Hi-Crush Partners LP reported unaudited consolidated earnings results for the fourth quarter and full year ended December 31, 2016. Revenues for the quarter ended December 31, 2016 totaled $67.3 million on sales of 1,358,511 tons of frac sand. This compares to $46.6 million of revenues on sales of 1,082,974 tons of frac sand in the third quarter of 2016. The limited partners' interest in net loss was $7.2 million for the fourth quarter of 2016, resulting in basic and diluted loss of $0.11 per limited partner diluted unit compared to net income attributable of $10.68 million or $0.30 per diluted share a year ago. EBITDA for the fourth quarter 2016 was $0.1 million, compared to LBITDA of $2.9 million for the third quarter of 2016. Revenues for the fourth quarter of 2016 increased due to the sequential increase in sales volumes, combined with higher pricing generally, and the impact of higher volumes sold in-basin during the fourth quarter of 2016. Loss from operations was $4,312,000 against income from operations of $14,784,000 a year ago. Distributable cash flow attributable to the limited partners for the fourth quarter of 2016 was $4.4 million.

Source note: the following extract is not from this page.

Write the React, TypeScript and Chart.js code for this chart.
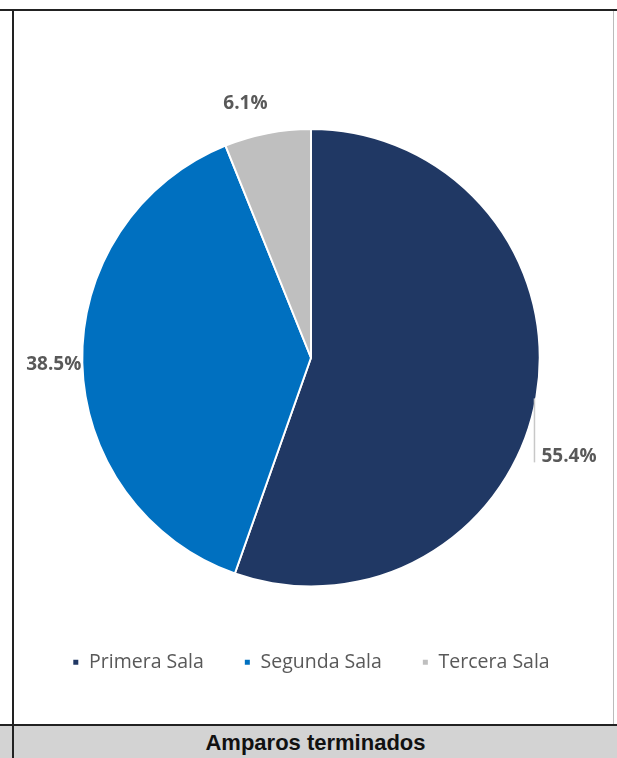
import React, { useEffect, useRef } from "react";
import { Chart, registerables } from "chart.js";

Chart.register(...registerables);

const categories = ["Primera Sala", "Segunda Sala", "Tercera Sala"];
const values = [55.4, 38.5, 6.1];
const valueLabels = ["55.4%", "38.5%", "6.1%"];
const colors = ["#203864", "#0070C0", "#BFBFBF"];
const footerTitle = "Amparos terminados";

// label placement styles (relative to each slice's outer edge point at mid-angle)
const labelStyles = [
  { leader: 66, dx: 7, dy: -6, align: "left" as CanvasTextAlign },
  { leader: 0, dx: -1, dy: 2, align: "right" as CanvasTextAlign },
  { leader: 0, dx: -22, dy: -30, align: "center" as CanvasTextAlign },
];

const labelPlugin = {
  id: "sliceLabels",
  afterDatasetsDraw(chart: any) {
    const ctx = chart.ctx;
    const meta = chart.getDatasetMeta(0);
    ctx.save();
    ctx.font = "bold 19px 'Open Sans'";
    ctx.fillStyle = "#595959";
    ctx.textBaseline = "middle";
    meta.data.forEach((arc: any, i: number) => {
      const p = arc.getProps(["x", "y", "startAngle", "endAngle", "outerRadius"], true);
      const mid = (p.startAngle + p.endAngle) / 2;
      const ex = p.x + Math.cos(mid) * p.outerRadius;
      const ey = p.y + Math.sin(mid) * p.outerRadius;
      const s = labelStyles[i];
      let ax = ex;
      let ay = ey;
      if (s.leader) {
        ctx.strokeStyle = "#C8C8C8";
        ctx.lineWidth = 1.5;
        ctx.beginPath();
        ctx.moveTo(ex - 2, ey + 2);
        ctx.lineTo(ex - 2, ey + s.leader);
        ctx.stroke();
        ax = ex - 2;
        ay = ey + s.leader;
      }
      ctx.textAlign = s.align;
      ctx.fillText(valueLabels[i], ax + s.dx, ay + s.dy);
    });
    ctx.restore();
  },
};

export default function App() {
  const ref = useRef<HTMLCanvasElement>(null);
  useEffect(() => {
    if (!ref.current) return;
    const chart = new Chart(ref.current, {
      type: "pie",
      data: {
        labels: categories,
        datasets: [
          {
            data: values,
            backgroundColor: colors,
            borderColor: "#FFFFFF",
            borderWidth: 2,
          },
        ],
      },
      options: {
        animation: false,
        responsive: false,
        layout: { padding: { top: 117, left: 0, right: 5, bottom: 42 } },
        plugins: {
          tooltip: { enabled: false },
          legend: {
            position: "bottom",
            title: { display: true, text: " ", font: { size: 10 }, padding: { top: 6, bottom: 7 } },
            labels: {
              boxWidth: 7,
              boxHeight: 7,
              padding: 40,
              color: "#595959",
              font: { family: "'Open Sans'", size: 19.5 },
            },
          },
        },
      },
      plugins: [labelPlugin],
    });
    return () => chart.destroy();
  }, []);

  return (
    <div style={{ position: "absolute", left: 0, top: 0, width: 617, height: 758, background: "#fff", overflow: "hidden" }}>
      <div style={{ position: "absolute", left: 0, top: 9, width: 617, height: 2, background: "#222" }} />
      <div style={{ position: "absolute", left: 12, top: 9, width: 2, height: 749, background: "#222" }} />
      <div style={{ position: "absolute", left: 613, top: 11, width: 1, height: 713, background: "#BBB" }} />
      <div style={{ position: "absolute", left: 0, top: 726, width: 617, height: 32, background: "#D3D3D3" }} />
      <div style={{ position: "absolute", left: 0, top: 724, width: 617, height: 2, background: "#222" }} />
      <div style={{ position: "absolute", left: 12, top: 724, width: 2, height: 34, background: "#222" }} />
      <div
        style={{
          position: "absolute",
          left: 14,
          top: 727,
          width: 603,
          height: 31,
          lineHeight: "31px",
          textAlign: "center",
          fontFamily: "'Liberation Sans', Arial, sans-serif",
          fontWeight: "bold",
          fontSize: 22,
          color: "#111",
        }}
      >
        {footerTitle}
      </div>
      <canvas ref={ref} width={599} height={713} style={{ position: "absolute", left: 14, top: 11 }} />
    </div>
  );
}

For the full year 2016, the limited partners' interest in net loss was $81.3 million, resulting in basic and diluted loss of $1.64 per limited partner diluted unit compared to net income attributable of $25.6 million or $0.73 per diluted share a year ago. The basic and diluted loss per unit for the year was negatively impacted by $34.0 million of impairments and other expenses primarily associated with the impairment of goodwill in the first quarter of 2016. The limited partners' interest in adjusted net loss, adjusted to exclude the impact of these non-recurring items, was $47.3 million for the full year 2016 representing a diluted adjusted loss of $0.95 per limited partner unit. LBITDA adjusted for the non-cash impairment of goodwill for the full year 2016 was $16.9 million. Revenues for the year ended December 31, 2016 totaled $204.4 million on sales of 4,253,746 tons of frac sand, compared to revenues of $339.6 million on sales of 5,003,702 tons of frac sand for the year ended December 31, 2015. For the year ended December 31, 2016, capital expenditures totaled $42.6 million related to costs associated with the completion of the Blair facility, completion of distribution terminal facilities in Colorado and Texas, and expansion of rail capacity at the Wyeville facility, among other projects. Loss from operations was $67,792,000 against income from operations of $39,694,000 a year ago. Cash used in operating activities was $26,644,000 against cash from operating activities of $83,649,000 a year ago. LBITDA was $50,666,000 compared to EBITDA of $54,584,000 for the same period a year ago.

The company provided guidance for 2017 capital expenditures in the range of $30.0 to $35.0 million related to equipment for the PropStream integrated logistics solution, terminal expansion and overburden removal, among other projects.